▶ **Exercise**:
Write out each line that follows exactly as it stands, without the pictures.

★ ★ ★

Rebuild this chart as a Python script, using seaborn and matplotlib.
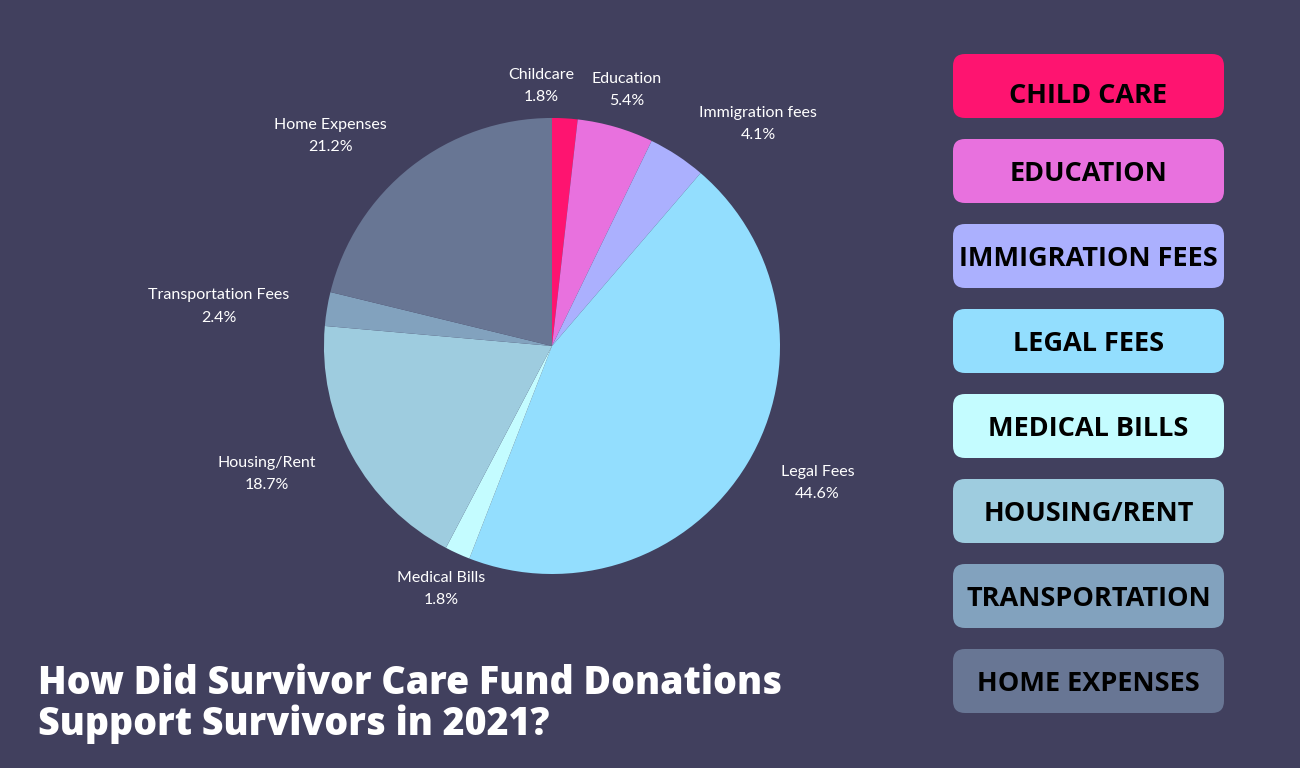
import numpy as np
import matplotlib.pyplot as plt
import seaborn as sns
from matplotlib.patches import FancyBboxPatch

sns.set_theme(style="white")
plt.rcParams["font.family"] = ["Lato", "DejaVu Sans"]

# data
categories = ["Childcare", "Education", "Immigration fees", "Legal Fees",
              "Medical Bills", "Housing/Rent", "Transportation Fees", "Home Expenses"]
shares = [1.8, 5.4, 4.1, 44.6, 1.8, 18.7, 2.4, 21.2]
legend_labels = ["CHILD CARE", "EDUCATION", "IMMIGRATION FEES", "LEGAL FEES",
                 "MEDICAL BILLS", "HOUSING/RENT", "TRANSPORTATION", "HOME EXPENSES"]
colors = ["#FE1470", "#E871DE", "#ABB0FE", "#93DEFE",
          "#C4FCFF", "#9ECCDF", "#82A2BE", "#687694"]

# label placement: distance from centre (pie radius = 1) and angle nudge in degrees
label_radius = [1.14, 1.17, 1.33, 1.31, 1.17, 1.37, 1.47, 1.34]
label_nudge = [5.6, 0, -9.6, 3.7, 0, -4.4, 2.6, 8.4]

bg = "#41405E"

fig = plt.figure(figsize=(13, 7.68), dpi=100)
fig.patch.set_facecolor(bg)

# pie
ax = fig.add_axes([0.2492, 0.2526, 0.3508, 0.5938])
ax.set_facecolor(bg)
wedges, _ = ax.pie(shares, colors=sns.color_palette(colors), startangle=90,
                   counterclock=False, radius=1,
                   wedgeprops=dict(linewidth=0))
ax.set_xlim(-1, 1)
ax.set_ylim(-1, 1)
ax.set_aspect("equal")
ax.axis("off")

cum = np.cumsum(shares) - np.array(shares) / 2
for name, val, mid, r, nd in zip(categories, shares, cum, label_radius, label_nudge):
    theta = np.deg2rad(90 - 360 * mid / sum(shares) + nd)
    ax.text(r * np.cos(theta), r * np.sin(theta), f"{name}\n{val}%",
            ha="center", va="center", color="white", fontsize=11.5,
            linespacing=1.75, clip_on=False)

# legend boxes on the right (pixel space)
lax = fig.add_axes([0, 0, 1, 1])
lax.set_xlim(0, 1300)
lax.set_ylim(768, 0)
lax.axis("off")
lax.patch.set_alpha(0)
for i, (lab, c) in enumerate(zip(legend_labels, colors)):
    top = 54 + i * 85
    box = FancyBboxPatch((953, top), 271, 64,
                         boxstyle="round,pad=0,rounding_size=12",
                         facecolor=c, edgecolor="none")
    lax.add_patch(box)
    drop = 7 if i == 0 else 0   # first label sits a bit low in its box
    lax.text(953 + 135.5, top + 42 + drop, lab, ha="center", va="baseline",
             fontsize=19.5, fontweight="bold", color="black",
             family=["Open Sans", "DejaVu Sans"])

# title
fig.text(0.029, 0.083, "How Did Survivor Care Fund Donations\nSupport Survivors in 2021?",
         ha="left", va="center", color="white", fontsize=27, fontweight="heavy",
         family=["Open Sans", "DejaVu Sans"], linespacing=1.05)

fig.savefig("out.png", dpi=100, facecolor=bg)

★ ★ ★

▶ **Output for this exercise**:
Rebuild this chart as a Python script, using seaborn and matplotlib.
import numpy as np
import matplotlib.pyplot as plt
import seaborn as sns
from matplotlib.patches import FancyBboxPatch

sns.set_theme(style="white")
plt.rcParams["font.family"] = ["Lato", "DejaVu Sans"]

# data
categories = ["Childcare", "Education", "Immigration fees", "Legal Fees",
              "Medical Bills", "Housing/Rent", "Transportation Fees", "Home Expenses"]
shares = [1.8, 5.4, 4.1, 44.6, 1.8, 18.7, 2.4, 21.2]
legend_labels = ["CHILD CARE", "EDUCATION", "IMMIGRATION FEES", "LEGAL FEES",
                 "MEDICAL BILLS", "HOUSING/RENT", "TRANSPORTATION", "HOME EXPENSES"]
colors = ["#FE1470", "#E871DE", "#ABB0FE", "#93DEFE",
          "#C4FCFF", "#9ECCDF", "#82A2BE", "#687694"]

# label placement: distance from centre (pie radius = 1) and angle nudge in degrees
label_radius = [1.14, 1.17, 1.33, 1.31, 1.17, 1.37, 1.47, 1.34]
label_nudge = [5.6, 0, -9.6, 3.7, 0, -4.4, 2.6, 8.4]

bg = "#41405E"

fig = plt.figure(figsize=(13, 7.68), dpi=100)
fig.patch.set_facecolor(bg)

# pie
ax = fig.add_axes([0.2492, 0.2526, 0.3508, 0.5938])
ax.set_facecolor(bg)
wedges, _ = ax.pie(shares, colors=sns.color_palette(colors), startangle=90,
                   counterclock=False, radius=1,
                   wedgeprops=dict(linewidth=0))
ax.set_xlim(-1, 1)
ax.set_ylim(-1, 1)
ax.set_aspect("equal")
ax.axis("off")

cum = np.cumsum(shares) - np.array(shares) / 2
for name, val, mid, r, nd in zip(categories, shares, cum, label_radius, label_nudge):
    theta = np.deg2rad(90 - 360 * mid / sum(shares) + nd)
    ax.text(r * np.cos(theta), r * np.sin(theta), f"{name}\n{val}%",
            ha="center", va="center", color="white", fontsize=11.5,
            linespacing=1.75, clip_on=False)

# legend boxes on the right (pixel space)
lax = fig.add_axes([0, 0, 1, 1])
lax.set_xlim(0, 1300)
lax.set_ylim(768, 0)
lax.axis("off")
lax.patch.set_alpha(0)
for i, (lab, c) in enumerate(zip(legend_labels, colors)):
    top = 54 + i * 85
    box = FancyBboxPatch((953, top), 271, 64,
                         boxstyle="round,pad=0,rounding_size=12",
                         facecolor=c, edgecolor="none")
    lax.add_patch(box)
    drop = 7 if i == 0 else 0   # first label sits a bit low in its box
    lax.text(953 + 135.5, top + 42 + drop, lab, ha="center", va="baseline",
             fontsize=19.5, fontweight="bold", color="black",
             family=["Open Sans", "DejaVu Sans"])

# title
fig.text(0.029, 0.083, "How Did Survivor Care Fund Donations\nSupport Survivors in 2021?",
         ha="left", va="center", color="white", fontsize=27, fontweight="heavy",
         family=["Open Sans", "DejaVu Sans"], linespacing=1.05)

fig.savefig("out.png", dpi=100, facecolor=bg)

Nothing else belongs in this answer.